Saturday, 25 July 2015

Book Review - Ready Player One

“You have been recruited by the Star League to defend the frontier against Xur and the Kodan Armada.”

The perfect score on Pac-Man is 3333360

There’s a way to get infinite lives on Tempest...

Does any of this this mean anything to you?

If not, this book might not be quite as good for you as it was for me...

I imagine it’s a difficult thing to write a book with a teenage protagonist and aim the book at those in the forty to fifty age range, but in Ready Player One, Ernest Cline has done exactly that.  The book centres around the idea that the whole world is jacked in and spends most of its time in a virtual world called The Oasis, rather than actually living in the real world.  One day, James Halliday, the creator of the Oasis dies and with his death, calls into play the greatest competition in the world.

Those who solve his riddle and find the key will inherit the entire Oasis...

It’s the equivalent of Zuckerberg, Gates, Jobs, and Obama all handing over their power to the person who solves the riddle, and Wade Watts, a young man who grew up in the Oasis, wants to solve that Riddle...

The story is set in 2044, and at the beginning of the story, Wade is in his late Teens but he’s spent a long time studying games and the history of games, playing on old games and generally hanging out in the Oasis.  When the competition is announced, Wade manages to piece together the clues before anyone else does to get a headstart, and the story spirals from there.  He gathers together a party of other like minded adventurers, all different races and creeds, all drawn from the ranks of the Oasis users he knows and trusts and they battle against the combined ranks of the Sixers, a corporation who are trying to get the power for themselves and have far more resources than the kids.

There’s a lot of references to things that occurred around the time of my childhood, Xur and the Kodan armada are the bad guys in the film The Last Starfighter, a film I greatly enjoyed when I was a kid, but not one that stood the test of time well.  References to other films like Wargames and original D&D Modules like The Tomb of Horrors were similarly well received and it was easy to draw some sort of kinship with the author as a person who liked similar things to me, which in turn made it easier to like the main character as they came up with the same things. 

The story needs suspension of disbelief on a number of levels.

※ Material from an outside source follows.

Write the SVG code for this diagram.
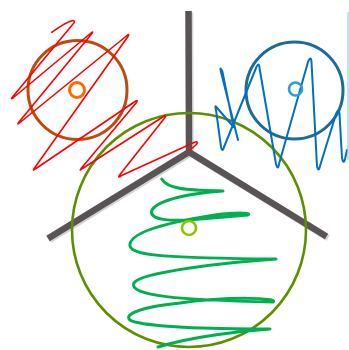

The information needed to win the various challenges isn’t hidden, and if a single person was up against a powerful corporation, it’s a sure bet that that corporation would hire a number of geeks to give up the answers.  But that said, it’s an enjoyable run, Wade, Art3mis, Aech and the others are likeable characters and they often act like kids, rather than being utterly focussed on the win, they take time out to do other things and they’re very human in their outlook.

If you’re a geek and you remember the 80’s well, this book will be a pleasant run down memory lane with a reasonable story to boot.  If you’re neither of the above, you may still like the book, but it won’t have the resonance that it did for me.